Flooding from Wednesday storm closes food court in Hamilton Place mall in Chattanooga

Tables and chairs in the food court at Hamilton Place Mall are pushed to one side as water is being cleaned from the floors Wednesday, July 31, 2019 in Chattanooga, Tennessee. A flash flood caused there to be standing water in the parking lot as well as into the food court of the mall.
Tables and chairs in the food court at Hamilton Place Mall are pushed to one side as water is being cleaned from the floors Wednesday, July 31, 2019 in Chattanooga, Tennessee. A flash flood caused there to be standing water in the parking lot as well as into the food court of the mall.

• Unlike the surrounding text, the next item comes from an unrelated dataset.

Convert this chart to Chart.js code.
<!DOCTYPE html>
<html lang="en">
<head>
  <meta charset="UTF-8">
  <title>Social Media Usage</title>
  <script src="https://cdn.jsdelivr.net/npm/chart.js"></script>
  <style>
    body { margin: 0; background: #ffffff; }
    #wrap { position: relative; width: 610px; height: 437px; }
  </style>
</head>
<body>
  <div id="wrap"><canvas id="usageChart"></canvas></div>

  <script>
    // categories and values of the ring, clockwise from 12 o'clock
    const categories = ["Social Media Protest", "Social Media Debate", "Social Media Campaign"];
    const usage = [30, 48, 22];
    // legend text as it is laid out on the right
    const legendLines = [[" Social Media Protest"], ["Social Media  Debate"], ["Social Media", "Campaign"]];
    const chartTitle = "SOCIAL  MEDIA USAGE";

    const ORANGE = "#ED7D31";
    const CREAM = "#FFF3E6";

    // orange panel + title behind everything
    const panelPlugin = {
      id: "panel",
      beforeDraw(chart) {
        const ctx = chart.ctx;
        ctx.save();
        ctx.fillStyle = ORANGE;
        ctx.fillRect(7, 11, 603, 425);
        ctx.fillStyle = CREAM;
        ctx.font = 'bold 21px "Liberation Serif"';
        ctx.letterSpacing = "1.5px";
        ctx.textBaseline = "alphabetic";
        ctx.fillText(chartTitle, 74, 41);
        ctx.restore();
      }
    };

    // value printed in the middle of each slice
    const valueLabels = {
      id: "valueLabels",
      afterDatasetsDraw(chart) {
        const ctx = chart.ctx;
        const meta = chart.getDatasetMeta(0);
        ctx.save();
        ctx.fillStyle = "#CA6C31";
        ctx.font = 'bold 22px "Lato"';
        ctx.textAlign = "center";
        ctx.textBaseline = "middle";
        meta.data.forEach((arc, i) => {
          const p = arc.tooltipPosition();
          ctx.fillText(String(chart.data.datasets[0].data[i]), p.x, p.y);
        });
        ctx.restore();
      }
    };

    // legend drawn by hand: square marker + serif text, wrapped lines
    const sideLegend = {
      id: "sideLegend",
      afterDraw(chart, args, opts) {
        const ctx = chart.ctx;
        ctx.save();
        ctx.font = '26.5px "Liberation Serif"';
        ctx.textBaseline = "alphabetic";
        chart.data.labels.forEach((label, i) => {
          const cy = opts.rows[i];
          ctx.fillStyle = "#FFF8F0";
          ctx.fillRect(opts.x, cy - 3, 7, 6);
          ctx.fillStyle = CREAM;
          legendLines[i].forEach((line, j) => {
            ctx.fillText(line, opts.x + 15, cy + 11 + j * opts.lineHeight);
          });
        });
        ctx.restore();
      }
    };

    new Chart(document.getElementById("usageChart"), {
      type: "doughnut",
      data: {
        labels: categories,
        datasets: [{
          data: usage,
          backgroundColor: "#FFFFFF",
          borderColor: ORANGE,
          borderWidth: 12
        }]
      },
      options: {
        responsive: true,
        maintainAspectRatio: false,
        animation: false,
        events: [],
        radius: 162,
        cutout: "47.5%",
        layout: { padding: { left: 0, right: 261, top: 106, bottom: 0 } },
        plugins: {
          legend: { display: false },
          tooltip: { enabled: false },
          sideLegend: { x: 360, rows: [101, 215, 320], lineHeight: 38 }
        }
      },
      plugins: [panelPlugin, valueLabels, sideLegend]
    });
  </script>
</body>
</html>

A flash flood in the Hamilton Place area caused water to enter into and eventually close the food court at the mall Wednesday afternoon, a spokeswoman said.

"It completely overwhelmed our system," said Taylor Bostwick, the mall's marketing director. "It got pretty deep in our parking lot. There was standing water in the food court."

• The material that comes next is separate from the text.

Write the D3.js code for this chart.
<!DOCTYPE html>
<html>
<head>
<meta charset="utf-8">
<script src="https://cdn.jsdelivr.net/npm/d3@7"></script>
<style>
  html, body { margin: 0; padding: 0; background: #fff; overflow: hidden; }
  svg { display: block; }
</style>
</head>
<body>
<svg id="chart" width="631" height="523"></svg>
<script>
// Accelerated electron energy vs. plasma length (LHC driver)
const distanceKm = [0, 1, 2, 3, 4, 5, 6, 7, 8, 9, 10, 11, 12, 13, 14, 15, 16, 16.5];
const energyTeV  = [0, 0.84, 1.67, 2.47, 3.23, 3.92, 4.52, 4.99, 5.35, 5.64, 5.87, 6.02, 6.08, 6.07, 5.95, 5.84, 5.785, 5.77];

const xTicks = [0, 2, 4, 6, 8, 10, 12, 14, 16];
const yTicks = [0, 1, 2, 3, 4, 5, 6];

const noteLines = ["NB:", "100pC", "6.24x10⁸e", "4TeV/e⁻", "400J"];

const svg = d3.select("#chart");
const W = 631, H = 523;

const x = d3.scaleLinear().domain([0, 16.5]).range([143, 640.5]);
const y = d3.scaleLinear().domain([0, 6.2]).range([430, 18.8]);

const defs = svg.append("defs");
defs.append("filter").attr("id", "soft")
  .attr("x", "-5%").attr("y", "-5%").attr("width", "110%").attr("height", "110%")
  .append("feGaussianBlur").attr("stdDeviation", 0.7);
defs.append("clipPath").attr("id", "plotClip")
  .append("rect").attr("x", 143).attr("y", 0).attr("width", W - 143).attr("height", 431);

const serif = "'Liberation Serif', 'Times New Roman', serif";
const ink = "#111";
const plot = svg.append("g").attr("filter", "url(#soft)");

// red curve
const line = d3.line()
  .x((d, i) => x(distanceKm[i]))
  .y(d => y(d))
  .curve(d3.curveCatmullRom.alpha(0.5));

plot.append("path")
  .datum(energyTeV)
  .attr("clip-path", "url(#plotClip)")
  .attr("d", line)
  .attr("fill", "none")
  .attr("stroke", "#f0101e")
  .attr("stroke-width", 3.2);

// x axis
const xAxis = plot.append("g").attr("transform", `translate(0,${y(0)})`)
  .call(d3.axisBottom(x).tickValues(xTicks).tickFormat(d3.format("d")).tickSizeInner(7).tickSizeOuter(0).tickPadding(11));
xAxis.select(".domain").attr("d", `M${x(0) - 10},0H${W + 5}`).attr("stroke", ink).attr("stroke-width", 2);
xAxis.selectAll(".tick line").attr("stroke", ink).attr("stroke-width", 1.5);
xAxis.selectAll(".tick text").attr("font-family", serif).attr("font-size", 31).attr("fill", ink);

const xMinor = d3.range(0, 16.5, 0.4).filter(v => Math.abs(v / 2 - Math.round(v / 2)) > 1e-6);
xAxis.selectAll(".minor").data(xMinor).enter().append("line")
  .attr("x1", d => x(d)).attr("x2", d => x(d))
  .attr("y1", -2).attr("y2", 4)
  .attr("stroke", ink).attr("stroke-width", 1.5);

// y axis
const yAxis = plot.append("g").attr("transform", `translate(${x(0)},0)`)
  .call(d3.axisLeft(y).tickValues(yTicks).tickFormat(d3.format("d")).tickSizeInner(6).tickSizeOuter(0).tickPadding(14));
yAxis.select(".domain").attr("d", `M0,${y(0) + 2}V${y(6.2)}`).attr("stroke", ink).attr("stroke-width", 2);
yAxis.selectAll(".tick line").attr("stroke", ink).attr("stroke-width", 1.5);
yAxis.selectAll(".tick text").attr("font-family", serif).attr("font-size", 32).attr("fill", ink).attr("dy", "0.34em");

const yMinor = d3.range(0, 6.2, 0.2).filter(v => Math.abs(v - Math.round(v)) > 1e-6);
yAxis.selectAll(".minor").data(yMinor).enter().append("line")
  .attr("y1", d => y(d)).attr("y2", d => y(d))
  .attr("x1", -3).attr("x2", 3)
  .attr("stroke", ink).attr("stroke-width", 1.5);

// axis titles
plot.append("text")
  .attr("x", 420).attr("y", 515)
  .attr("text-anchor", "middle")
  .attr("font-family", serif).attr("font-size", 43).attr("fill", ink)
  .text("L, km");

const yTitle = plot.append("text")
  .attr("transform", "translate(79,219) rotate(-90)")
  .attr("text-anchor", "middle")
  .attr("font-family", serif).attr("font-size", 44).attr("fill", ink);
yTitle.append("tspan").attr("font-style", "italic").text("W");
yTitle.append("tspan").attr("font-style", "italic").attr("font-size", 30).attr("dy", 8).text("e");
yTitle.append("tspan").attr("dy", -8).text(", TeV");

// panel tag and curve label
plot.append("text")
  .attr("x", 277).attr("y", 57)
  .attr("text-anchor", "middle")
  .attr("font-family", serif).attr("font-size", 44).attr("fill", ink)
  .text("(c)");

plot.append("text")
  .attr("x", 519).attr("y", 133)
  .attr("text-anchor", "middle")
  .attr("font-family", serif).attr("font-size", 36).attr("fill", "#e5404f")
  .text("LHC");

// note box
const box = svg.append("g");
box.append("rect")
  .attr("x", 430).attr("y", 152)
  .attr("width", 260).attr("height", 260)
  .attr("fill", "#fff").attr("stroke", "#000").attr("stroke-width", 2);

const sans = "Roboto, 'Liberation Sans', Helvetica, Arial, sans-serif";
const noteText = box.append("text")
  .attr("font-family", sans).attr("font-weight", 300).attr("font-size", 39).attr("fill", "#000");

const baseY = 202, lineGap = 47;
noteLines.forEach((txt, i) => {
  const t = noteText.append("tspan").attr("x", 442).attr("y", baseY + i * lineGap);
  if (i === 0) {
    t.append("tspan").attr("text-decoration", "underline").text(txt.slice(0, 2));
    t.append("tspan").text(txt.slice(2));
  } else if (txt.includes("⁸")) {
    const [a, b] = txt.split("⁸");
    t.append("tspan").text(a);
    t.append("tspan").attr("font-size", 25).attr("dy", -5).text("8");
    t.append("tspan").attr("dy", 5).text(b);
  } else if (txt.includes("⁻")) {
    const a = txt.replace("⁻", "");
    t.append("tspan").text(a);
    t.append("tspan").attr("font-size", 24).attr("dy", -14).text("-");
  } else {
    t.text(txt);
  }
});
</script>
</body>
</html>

She said the food court was to be closed the rest of Wednesday, but plans were to reopen it for Thursday as the mall called a company to help with cleanup. A few other stores near the food court also closed, Bostwick said.

The rest of the mall remained open, she said.

"I've never seen this before," Bostwick said. "Rain came in from any crack and cranny it could. It swept in debris from the curb."

Stacey Keating, director of public relations and corporate communications for mall owner CBL Properties, said she hadn't seen such flooding at Hamilton Place in her four years in Chattanooga.

photo in this 2014 staff file photo, shoppers take a break in the food court at Hamilton Place mall in Chattanooga.

"The storm system sat right on top of us," she said. "There was flooding in the parking lots. It was not pretty."

The flash flooding near the mall follows a severe rainstorm on Tuesday that peeled about a third of the copper off of the dome covering the passenger terminal at Chattanooga Metropolitan Airport.

The dome was damaged by what airport officials called "a micro-burst" that caused high winds. About a half dozen buckets inside the passenger terminal had to collect rainwater that had seeped in from the roof.

Blake Poole, the airport's vice president of air service and economic development, said he was sitting at Lovell Field's offices watching the storm when he noticed parts of the roof on the dome coming off.

"It was really raining hard. Then we started seeing debris," he said, adding that airport officials could tell it had come from the dome because of the shiny copper color.